The Robert Mondavi Winery in Oakville sets the Napa Valley standard for good taste, and tasting protocol. It is one of the most visible and popular destinations in the Valley – the encroachment of the car parks into the prime vineyard land that surrounds it is astounding – and visitors pay either $15 for a taste of three wines at one of their two tasting counters, or $25 for an educational tour with ‘private’ tasting at the end of it. Ex Disney president Rich Frank’s Frank Family Vineyards in the historic Larkmead winery is unusual in offering tastings free.
But then his winery is in Calistoga at the most distant end of the Valley from San Francisco, where the buses and limos full of wine tourists tend to start out from. Every weekend they stream across the Golden Gate and Bay Bridges in search of the Napa Valley experience. The most sobering part of it is often the sheer weight of traffic on Highway 29, the main road through the valley flanked by the most obvious tourist destinations. The single most useful piece of advice I can give to visitors to the Napa Valley is to use instead the parallel but much quieter Silverado Trail – although it is windier.
A designated driver or hiring one of the many San Franciscans who have set up limo services for Napa Valley tasting trips is strongly recommended, particularly since so many tourists and those who cater to them seem more concerned with consumption than connoisseurship. I started out at one small winery on the Silverado Trail where my pre-booked $25 tour got me an enthusiastically bibulous young tour guide all to myself. At 10 in the morning, in the wine caves he guilelessly claimed were rat-infested, he seemed keener to consume than I did. “You’re real disciplined,” he said with some degree of wonder as I prissily sought out somewhere to spit (not a common feature on wine tours in my experience). “Some people spend two and half hours in these caves tasting from barrel."
Caves are a big thing for Napa winemakers and tourists alike. Burrowing into the hillsides is a thoroughly ecological alternative to expensive cooling systems, and provides visitors with the cover of darkness for their drinking exploits. I told my young guide that next on my itinerary was a $50 tour at the new Del Dotto Estate Winery and Caves just south of St Helena, the busiest town in the Valley. “Del Blotto, we call them,” he said knowingly.
Flamboyant Dave Del Dotto amassed his fortune by way of late night infomercials and his sales technique has not deserted him in the literature announcing what he calls his “wine experience” - although somewhat ominously he assures us that “it will prove to be the ultimate wine tasting in the world!”
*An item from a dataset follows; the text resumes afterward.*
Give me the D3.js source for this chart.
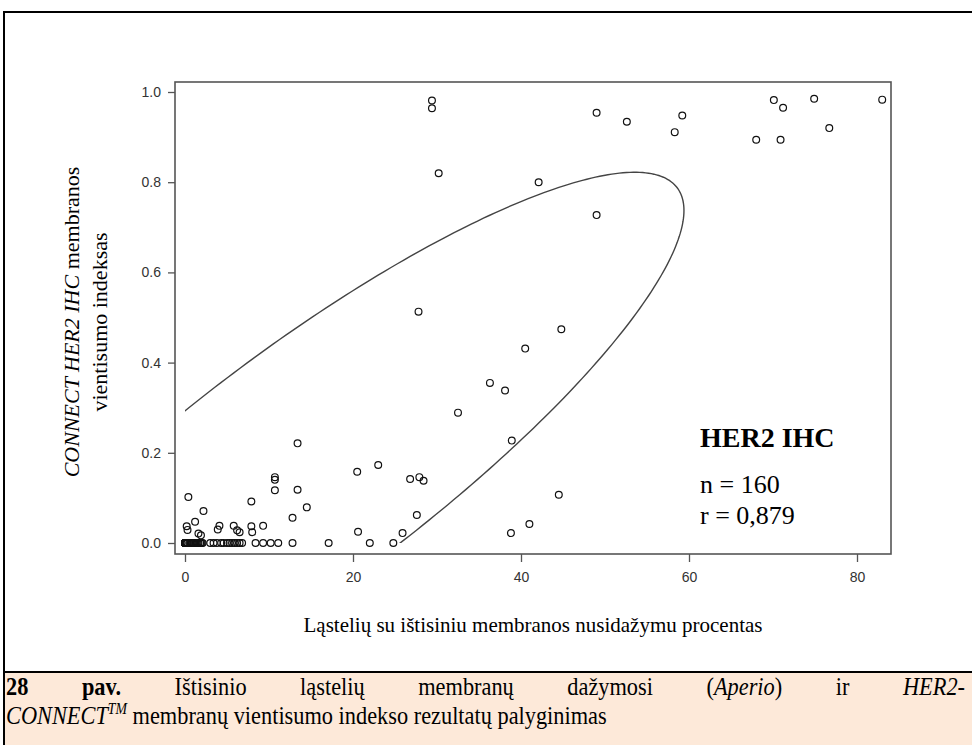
<!DOCTYPE html>
<html>
<head>
<meta charset="utf-8">
<script src="https://cdn.jsdelivr.net/npm/d3@7"></script>
<style>
  body { margin: 0; background: #fff; }
  svg { display: block; }
</style>
</head>
<body>
<div id="chart"></div>
<script>
// Points well above zero (top right group)
var upperX = [29.4, 29.4, 30.2, 42.1, 49.0, 49.0, 52.6, 59.2, 58.3, 70.1, 71.2, 68.0, 70.9, 74.9, 76.7, 83.0];
var upperY = [0.981, 0.964, 0.820, 0.800, 0.727, 0.954, 0.934, 0.948, 0.911, 0.982, 0.965, 0.894, 0.894, 0.985, 0.920, 0.983];

// middle group
var midX = [27.8, 44.8, 40.5, 36.3, 38.1, 32.5, 38.9, 23.0, 26.8, 27.9, 28.4, 27.6, 25.9, 44.5, 41.0, 38.8];
var midY = [0.513, 0.474, 0.431, 0.355, 0.338, 0.289, 0.227, 0.173, 0.142, 0.146, 0.138, 0.062, 0.022, 0.107, 0.042, 0.022];

// low group near the origin
var lowX = [0.4, 13.4, 20.5, 10.7, 10.7, 10.7, 13.4, 14.5, 12.8, 7.9, 2.2, 0.2, 0.3, 1.2, 1.6, 1.9, 4.1, 3.9, 5.8, 6.2, 6.5, 7.9, 8.0, 9.3, 20.6];
var lowY = [0.102, 0.221, 0.158, 0.146, 0.140, 0.117, 0.118, 0.079, 0.056, 0.092, 0.071, 0.037, 0.029, 0.047, 0.021, 0.017, 0.038, 0.030, 0.038, 0.028, 0.024, 0.037, 0.024, 0.038, 0.025];

// index = 0 (x values only)
var zeroX = [0,0,0,0,0,0,0,0,0,0, 0,0,0,0,0,0,0,0,0,0, 0,0,0,0,0,0,0,0,0,0,
  0,0,0,0,0,0,0,0,0,0, 0,0,0,0,0,0,0,0,0,0, 0,0,0,0,0,0,0,0,0,0, 0,0,0,0,0,0,0,
  0.2, 0.3, 0.5, 0.6, 0.8, 0.9, 1.0, 1.1, 1.2, 1.4, 1.5, 1.6, 1.8, 1.9, 2.0, 2.1,
  3.0, 3.4, 3.8, 4.3, 4.6, 5.0, 5.3, 5.6, 5.9, 6.2, 6.5, 6.8,
  8.4, 9.3, 10.2, 11.1, 12.8, 17.1, 22.0, 24.8];

// prediction ellipse: centre, half ranges, correlation
var ellipseMean = [14.4, 0.170];
var ellipseHalf = [45, 0.652];
var ellipseR = 0.87;

var xTicks = [0, 20, 40, 60, 80];
var yTicks = [0, 0.2, 0.4, 0.6, 0.8, 1.0];

var width = 972, height = 745;
var box = {left: 175, right: 891, top: 82, bottom: 554};

var svg = d3.select('#chart').append('svg')
  .attr('width', width)
  .attr('height', height);

// page frame + caption band
svg.append('rect')
  .attr('x', 5).attr('y', 673)
  .attr('width', width - 5).attr('height', height - 673)
  .attr('fill', '#fde9d9');
svg.append('path')
  .attr('d', 'M4,' + height + 'V12H' + width + 'M4,672H' + width)
  .attr('fill', 'none')
  .attr('stroke', '#000')
  .attr('stroke-width', 2);

var x = d3.scaleLinear().domain([0, 80]).range([185, 857]);
var y = d3.scaleLinear().domain([0, 1]).range([543, 92]);

// axes
var yAxis = svg.append('g')
  .attr('transform', 'translate(' + box.left + ',0)')
  .call(d3.axisLeft(y).tickValues(yTicks).tickFormat(d3.format('.1f')).tickSize(7).tickPadding(7));
var xAxis = svg.append('g')
  .attr('transform', 'translate(0,' + box.bottom + ')')
  .call(d3.axisBottom(x).tickValues(xTicks).tickSize(8).tickPadding(10));

[xAxis, yAxis].forEach(function(g) {
  g.select('.domain').remove();
  g.selectAll('line').attr('stroke', '#555').attr('stroke-width', 1.3);
  g.selectAll('text')
    .attr('fill', '#333')
    .style('font-family', '"Liberation Sans", Arial, sans-serif')
    .style('font-size', '14px');
});

svg.append('rect')
  .attr('x', box.left).attr('y', box.top)
  .attr('width', box.right - box.left).attr('height', box.bottom - box.top)
  .attr('fill', 'none')
  .attr('stroke', '#555')
  .attr('stroke-width', 1.6);

// ellipse, clipped to x >= 0 and y >= 0
svg.append('clipPath').attr('id', 'ellclip')
  .append('rect')
  .attr('x', x(0)).attr('y', box.top)
  .attr('width', box.right - x(0)).attr('height', y(0) - box.top);

var ellPts = d3.range(0, 361).map(function(deg) {
  var t = deg * Math.PI / 180;
  return [
    ellipseMean[0] + ellipseHalf[0] * Math.cos(t),
    ellipseMean[1] + ellipseHalf[1] * (ellipseR * Math.cos(t) + Math.sqrt(1 - ellipseR * ellipseR) * Math.sin(t))
  ];
});
svg.append('path')
  .datum(ellPts)
  .attr('clip-path', 'url(#ellclip)')
  .attr('d', d3.line().x(function(d) { return x(d[0]); }).y(function(d) { return y(d[1]); }))
  .attr('fill', 'none')
  .attr('stroke', '#444')
  .attr('stroke-width', 1.4);

// points
var pts = [];
upperX.forEach(function(v, i) { pts.push([v, upperY[i]]); });
midX.forEach(function(v, i) { pts.push([v, midY[i]]); });
lowX.forEach(function(v, i) { pts.push([v, lowY[i]]); });
zeroX.forEach(function(v) { pts.push([v, 0]); });

svg.append('g').selectAll('circle')
  .data(pts)
  .enter()
  .append('circle')
  .attr('cx', function(d) { return x(d[0]); })
  .attr('cy', function(d) { return y(d[1]); })
  .attr('r', 3.4)
  .attr('fill', 'none')
  .attr('stroke', '#111')
  .attr('stroke-width', 1.2);

// axis titles
var serif = '"Liberation Serif", "Times New Roman", serif';
svg.append('text')
  .attr('x', 533).attr('y', 632)
  .attr('text-anchor', 'middle')
  .style('font-family', serif)
  .style('font-size', '21px')
  .text('Ląstelių su ištisiniu membranos nusidažymu procentas');

var ylab = svg.append('text')
  .attr('transform', 'translate(79,322) rotate(-90)')
  .attr('text-anchor', 'middle')
  .style('font-family', serif)
  .style('font-size', '22px');
ylab.append('tspan').attr('x', 0).style('font-style', 'italic').text('CONNECT HER2 IHC');
ylab.append('tspan').text(' membranos');
svg.append('text')
  .attr('transform', 'translate(107,322) rotate(-90)')
  .attr('text-anchor', 'middle')
  .style('font-family', serif)
  .style('font-size', '22px')
  .text('vientisumo indeksas');

// stats box
svg.append('text')
  .attr('x', 700).attr('y', 447)
  .style('font-family', serif)
  .style('font-size', '28px')
  .style('font-weight', 'bold')
  .text('HER2 IHC');
svg.append('text')
  .attr('x', 700).attr('y', 493)
  .style('font-family', serif)
  .style('font-size', '26px')
  .text('n = 160');
svg.append('text')
  .attr('x', 700).attr('y', 524)
  .style('font-family', serif)
  .style('font-size', '26px')
  .text('r = 0,879');

// caption: narrow-looking serif, first line justified
var capScale = 0.86;
var cap1 = svg.append('text')
  .attr('transform', 'translate(6,695) scale(' + capScale + ',1)')
  .style('font-family', serif)
  .style('font-size', '26px');
cap1.append('tspan').style('font-weight', 'bold').text('28 pav.');
cap1.append('tspan').text(' Ištisinio ląstelių membranų dažymosi (');
cap1.append('tspan').style('font-style', 'italic').text('Aperio');
cap1.append('tspan').text(') ir ');
cap1.append('tspan').style('font-style', 'italic').text('HER2-');
var natural = cap1.node().getComputedTextLength();
cap1.style('word-spacing', (((965 - 6) / capScale - natural) / 8) + 'px');

var cap2 = svg.append('text')
  .attr('transform', 'translate(6,724) scale(' + capScale + ',1)')
  .style('font-family', serif)
  .style('font-size', '26px');
cap2.append('tspan').style('font-style', 'italic').text('CONNECT');
cap2.append('tspan').style('font-style', 'italic').style('font-size', '16px').attr('dy', -10).text('TM');
cap2.append('tspan').attr('dy', 10).text(' membranų vientisumo indekso rezultatų palyginimas');
</script>
</body>
</html>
His semi sunken “Cathedral” defies architectural analysis. Let’s just say Versace goes to Vegas (see www.deldottovineyards.com). “Everything you see in here has been brought from Italy,” our guide assured us in the marble columned entrance hall at the start of the tour I shared with two couples from Arkansas, adding, “apart from the sound system and the discoball.” He was at pains to add respectability to this last item by explaining its connection to the etymology of ballroom dancing and at first I was impressed by his erudition. Doubt set in when he told us that the British introduced the Shiraz vine to their colony Argentina.
Having established our first names (me Jane) and told us a little about the heady introductory Grenache in our generously proportioned but rather thick embossed tasting glasses, he led us to the other side of the heavy velvet curtain and “antique portal from 1760 AD” (Dave Del Dotto again) that separates the airy entrance hall from the long, echoing, candlelit tunnels where most of Dave’s wine experience takes place.
According to the tour guide, “we make world class wines, all of them rated between 90 and 100 points” but although Del Dotto’s top wines have indeed been rated highly by America’s top wine critics, there was little evidence of them in ten wines we were served in the raucous Caves, even though the rich, oaky style of the lesser wines we were offered was admirably consistent. Disco Caruso is piped at high volume but was drowned out by the two or three other groups of wine tourists who really did sound as though they were taking part in some Roman orgy. “Napa flu” is apparently a well-known local euphemism for over-doing it on the wine trail.
Nodding towards a fancy-looking dining area, our guide told us about the special privileges accorded to those visitors with VIP status. I was genuinely interested in how you qualified as a VIP. “Very Intoxicated Persons”, I was told.
That said, I take my hat off to the prevailing Napa Valley habit of offering some superior edible titbits at the end of a wine tasting. A Del Dotto tasting experience ends with some great cheese, prosciutto and pizza, and virtually all the most serious smaller wineries who offer personal, pre-booked tours to small groups will also provide some evidence of Napa Valley’s culinary reputation – possibly in the form of co-operation with a local cheesemaker, for instance.